5 thoughts on “The In-Between

  1. What luck making your flight.

    I’m running Ted Corbitt 15K too, which will be my last race for 9 + 1 for NYC Marathon 2019. After last year, I told myself that I would never run the Midnight Run again . . . unless I absolutely have to. I needed to do the Midnight run last year to meet my 9+1, and it was soooooo cold. I was freezing for the entire four miles. I’m still on the fence about the Manhattan Half . . . I’ll have to see how cold it is is going to be, but one can never predict NYC weather. I know that it will be cold, but HOW cold is the question.

    Good luck in your upcoming races.

    Liked by 1 person

    1. Ha yeah, I looked up last year’s race just to see the number of participants and saw it was 10 degrees! Ooh boy. I usually don’t mind the cold but that’s… cold. I just ran a 4 mile race in 21 degrees but at least it was during the day and the sun was out.
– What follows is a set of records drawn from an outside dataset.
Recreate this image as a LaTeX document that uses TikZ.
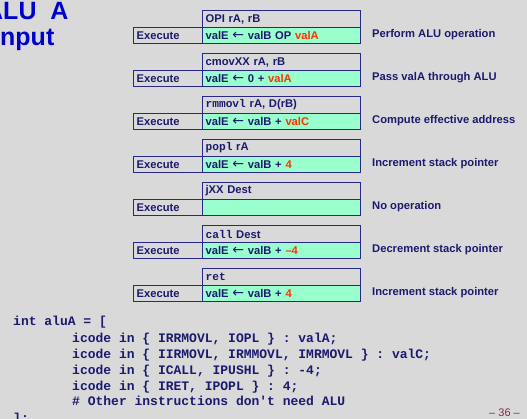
\documentclass[tikz,border=0pt]{standalone}
\usepackage{fontspec}
\setmainfont{Liberation Sans}
\setmonofont{Liberation Mono}
\newfontfamily\arrowfont{DejaVu Sans}
\definecolor{bgc}{RGB}{217,217,217}
\definecolor{txtc}{RGB}{26,26,110}
\definecolor{boxc}{RGB}{40,40,140}
\definecolor{fillc}{RGB}{153,255,204}
\definecolor{redc}{RGB}{255,51,0}
\definecolor{titlec}{RGB}{0,0,204}
\definecolor{pagec}{RGB}{140,32,80}
\newcommand\lar{{\arrowfont\mdseries\fontsize{14}{13}\selectfont ←}}
\newcommand\hl[1]{\textcolor{redc}{#1}}
\begin{document}
\begin{tikzpicture}[x=1pt,y=-1pt,
  every node/.style={text=txtc,font=\fontsize{11.2}{13}\selectfont\bfseries},
  cell/.style={draw=boxc,line width=1.2pt,rectangle,anchor=north west,inner xsep=3pt,inner ysep=0pt,align=left},
  instrbox/.style={cell,text width=152pt,minimum height=17pt},
  opbox/.style={cell,fill=fillc,text width=152pt,minimum height=16pt},
  execbox/.style={cell,text width=63pt,minimum height=16pt},
  desc/.style={anchor=west,inner sep=0pt},
  code/.style={anchor=base west,inner sep=0pt,font=\fontsize{13}{16}\selectfont\ttfamily\bfseries},
  title/.style={anchor=base west,inner sep=0pt,text=titlec,font=\fontsize{25}{28}\selectfont\bfseries}]
\fill[bgc] (0,0) rectangle (527,419);
\useasboundingbox (0,0) rectangle (527,419);
\clip (0,0) rectangle (527,419);
% title
\node[title] (t1) at (-15,20) {ALU\hspace{7pt} A};
\node[title] (t2) at (0,46) {nput};
% row 0
\node[instrbox] (i0) at (202,10) {OPI rA, rB};
\node[execbox] (e0) at (133,27) {Execute};
\node[opbox] (o0) at (202,27) {valE \lar{} valB OP \hl{valA}};
\node[desc] (d0) at (372,35) {Perform ALU operation};
% row 1
\node[instrbox] (i1) at (202,53) {cmovXX rA, rB};
\node[execbox] (e1) at (133,70) {Execute};
\node[opbox] (o1) at (202,70) {valE \lar{} 0 + \hl{valA}};
\node[desc] (d1) at (372,78) {Pass valA through ALU};
% row 2
\node[instrbox] (i2) at (202,96) {\texttt{rmmovl} rA, D(rB)};
\node[execbox] (e2) at (133,113) {Execute};
\node[opbox] (o2) at (202,113) {valE \lar{} valB + \hl{valC}};
\node[desc] (d2) at (372,121) {Compute effective address};
% row 3
\node[instrbox] (i3) at (202,139) {\texttt{popl} rA};
\node[execbox] (e3) at (133,156) {Execute};
\node[opbox] (o3) at (202,156) {valE \lar{} valB + \hl{4}};
\node[desc] (d3) at (372,164) {Increment stack pointer};
% row 4
\node[instrbox] (i4) at (202,182) {jXX Dest};
\node[execbox] (e4) at (133,199) {Execute};
\node[opbox] (o4) at (202,199) {};
\node[desc] (d4) at (372,207) {No operation};
% row 5
\node[instrbox] (i5) at (202,225) {\texttt{call} Dest};
\node[execbox] (e5) at (133,242) {Execute};
\node[opbox] (o5) at (202,242) {valE \lar{} valB + \hl{–4}};
\node[desc] (d5) at (372,250) {Decrement stack pointer};
% row 6
\node[instrbox] (i6) at (202,268) {\texttt{ret}};
\node[execbox] (e6) at (133,285) {Execute};
\node[opbox] (o6) at (202,285) {valE \lar{} valB + \hl{4}};
\node[desc] (d6) at (372,293) {Increment stack pointer};
% code
\node[code] (c0) at (13,326) {int aluA = [};
\node[code] (c1) at (72,342) {icode in \{ IRRMOVL, IOPL \} : valA;};
\node[code] (c2) at (72,358) {icode in \{ IIRMOVL, IRMMOVL, IMRMOVL \} : valC;};
\node[code] (c3) at (72,374) {icode in \{ ICALL, IPUSHL \} : -4;};
\node[code] (c4) at (72,390) {icode in \{ IRET, IPOPL \} : 4;};
\node[code] (c5) at (72,405) {\# Other instructions don't need ALU};
\node[code] (c6) at (13,422) {];};
% page number
\node[anchor=base east,inner sep=0pt,text=pagec,font=\fontsize{11}{12}\selectfont] (pg) at (520,416) {– 36 –};
\end{tikzpicture}
\end{document}
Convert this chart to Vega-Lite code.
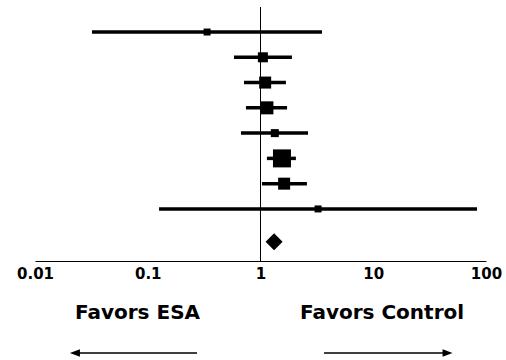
{
  "$schema": "https://vega.github.io/schema/vega-lite/v6.json",
  "autosize": {"type": "none"},
  "width": 451,
  "height": 254,
  "padding": {"left": 35, "top": 7, "right": 20, "bottom": 99},
  "background": "white",
  "config": {
    "view": {"stroke": null},
    "axis": {
      "domainColor": "black",
      "domainWidth": 1,
      "ticks": false,
      "grid": false,
      "labelFont": "DejaVu Sans",
      "labelFontWeight": "bold",
      "labelFontSize": 15,
      "labelColor": "black",
      "labelPadding": 5,
      "labelFlush": false,
      "labelOverlap": false,
      "labelBound": false
    }
  },
  "datasets": {
    "studies": [
      {"row": 1, "est": 0.336, "lo": 0.032, "hi": 3.51, "box": 49},
      {"row": 2, "est": 1.05, "lo": 0.582, "hi": 1.9, "box": 100},
      {"row": 3, "est": 1.1, "lo": 0.714, "hi": 1.68, "box": 144},
      {"row": 4, "est": 1.14, "lo": 0.743, "hi": 1.72, "box": 169},
      {"row": 5, "est": 1.34, "lo": 0.671, "hi": 2.64, "box": 64},
      {"row": 6, "est": 1.55, "lo": 1.14, "hi": 2.06, "box": 324},
      {"row": 7, "est": 1.62, "lo": 1.03, "hi": 2.58, "box": 144},
      {"row": 8, "est": 3.24, "lo": 0.126, "hi": 83.2, "box": 49}
    ],
    "pooled": [{"row": 9.3, "est": 1.32, "lo": 1.12, "hi": 1.58}],
    "labels": [
      {"x": 0.0811, "row": 12.11, "label": "Favors ESA"},
      {"x": 11.96, "row": 12.11, "label": "Favors Control"}
    ],
    "arrows": [
      {"from": 0.2735, "to": 0.0226, "row": 13.7, "dir": "left"},
      {"from": 3.66, "to": 45.6, "row": 13.7, "dir": "right"}
    ]
  },
  "layer": [
    {
      "data": {"values": [{"ref": 1}]},
      "mark": {"type": "rule", "color": "black", "strokeWidth": 1},
      "encoding": {
        "x": {"field": "ref", "type": "quantitative", "scale": {"type": "log", "domain": [0.01, 100]}, "axis": {"values": [0.01, 0.1, 1, 10, 100], "format": "~g", "title": null}}
      }
    },
    {
      "data": {"name": "studies"},
      "mark": {"type": "rule", "color": "black", "strokeWidth": 3.5},
      "encoding": {
        "x": {"field": "lo", "type": "quantitative", "scale": {"type": "log", "domain": [0.01, 100]}, "axis": {"values": [0.01, 0.1, 1, 10, 100], "format": "~g", "title": null}},
        "x2": {"field": "hi"},
        "y": {"field": "row", "type": "quantitative", "scale": {"domain": [0.01, 10.06], "reverse": true, "nice": false, "zero": false}, "axis": null}
      }
    },
    {
      "data": {"name": "studies"},
      "mark": {"type": "point", "shape": "square", "filled": true, "color": "black", "opacity": 1},
      "encoding": {
        "x": {"field": "est", "type": "quantitative", "scale": {"type": "log", "domain": [0.01, 100]}, "axis": {"values": [0.01, 0.1, 1, 10, 100], "format": "~g", "title": null}},
        "y": {"field": "row", "type": "quantitative", "scale": {"domain": [0.01, 10.06], "reverse": true, "nice": false, "zero": false}, "axis": null},
        "size": {"field": "box", "type": "quantitative", "scale": null, "legend": null}
      }
    },
    {
      "data": {"name": "pooled"},
      "mark": {"type": "point", "shape": "diamond", "filled": true, "color": "black", "opacity": 1, "size": 289},
      "encoding": {
        "x": {"field": "est", "type": "quantitative", "scale": {"type": "log", "domain": [0.01, 100]}, "axis": {"values": [0.01, 0.1, 1, 10, 100], "format": "~g", "title": null}},
        "y": {"field": "row", "type": "quantitative", "scale": {"domain": [0.01, 10.06], "reverse": true, "nice": false, "zero": false}, "axis": null}
      }
    },
    {
      "data": {"name": "labels"},
      "mark": {"type": "text", "font": "DejaVu Sans", "fontWeight": "bold", "fontSize": 20, "color": "black", "align": "center", "baseline": "middle"},
      "encoding": {
        "x": {"field": "x", "type": "quantitative", "scale": {"type": "log", "domain": [0.01, 100]}, "axis": {"values": [0.01, 0.1, 1, 10, 100], "format": "~g", "title": null}},
        "y": {"field": "row", "type": "quantitative", "scale": {"domain": [0.01, 10.06], "reverse": true, "nice": false, "zero": false}, "axis": null},
        "text": {"field": "label"}
      }
    },
    {
      "data": {"name": "arrows"},
      "mark": {"type": "rule", "color": "black", "strokeWidth": 1.5},
      "encoding": {
        "x": {"field": "from", "type": "quantitative", "scale": {"type": "log", "domain": [0.01, 100]}, "axis": {"values": [0.01, 0.1, 1, 10, 100], "format": "~g", "title": null}},
        "x2": {"field": "to"},
        "y": {"field": "row", "type": "quantitative", "scale": {"domain": [0.01, 10.06], "reverse": true, "nice": false, "zero": false}, "axis": null}
      }
    },
    {
      "data": {"name": "arrows"},
      "mark": {"type": "point", "filled": true, "color": "black", "opacity": 1, "size": 100},
      "encoding": {
        "x": {"field": "to", "type": "quantitative", "scale": {"type": "log", "domain": [0.01, 100]}, "axis": {"values": [0.01, 0.1, 1, 10, 100], "format": "~g", "title": null}},
        "y": {"field": "row", "type": "quantitative", "scale": {"domain": [0.01, 10.06], "reverse": true, "nice": false, "zero": false}, "axis": null},
        "shape": {"field": "dir", "type": "nominal", "scale": {"domain": ["left", "right"], "range": ["M-1,0L1,-0.75L1,0.75Z", "M1,0L-1,-0.75L-1,0.75Z"]}, "legend": null}
      }
    }
  ]
}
Thank you!

      Liked by 1 person

      1. Trust me, if I did not need that race for 9+1, I would have stayed my ass at home. I was kind of hoping that NYRR would hold the race, but give 9+1 credit if folks did not want to run. I mean all of the sparkling apple cider at the 2 mile mark was frozen solid. The organization has done this in the past when weather conditions are either too hot or too cold.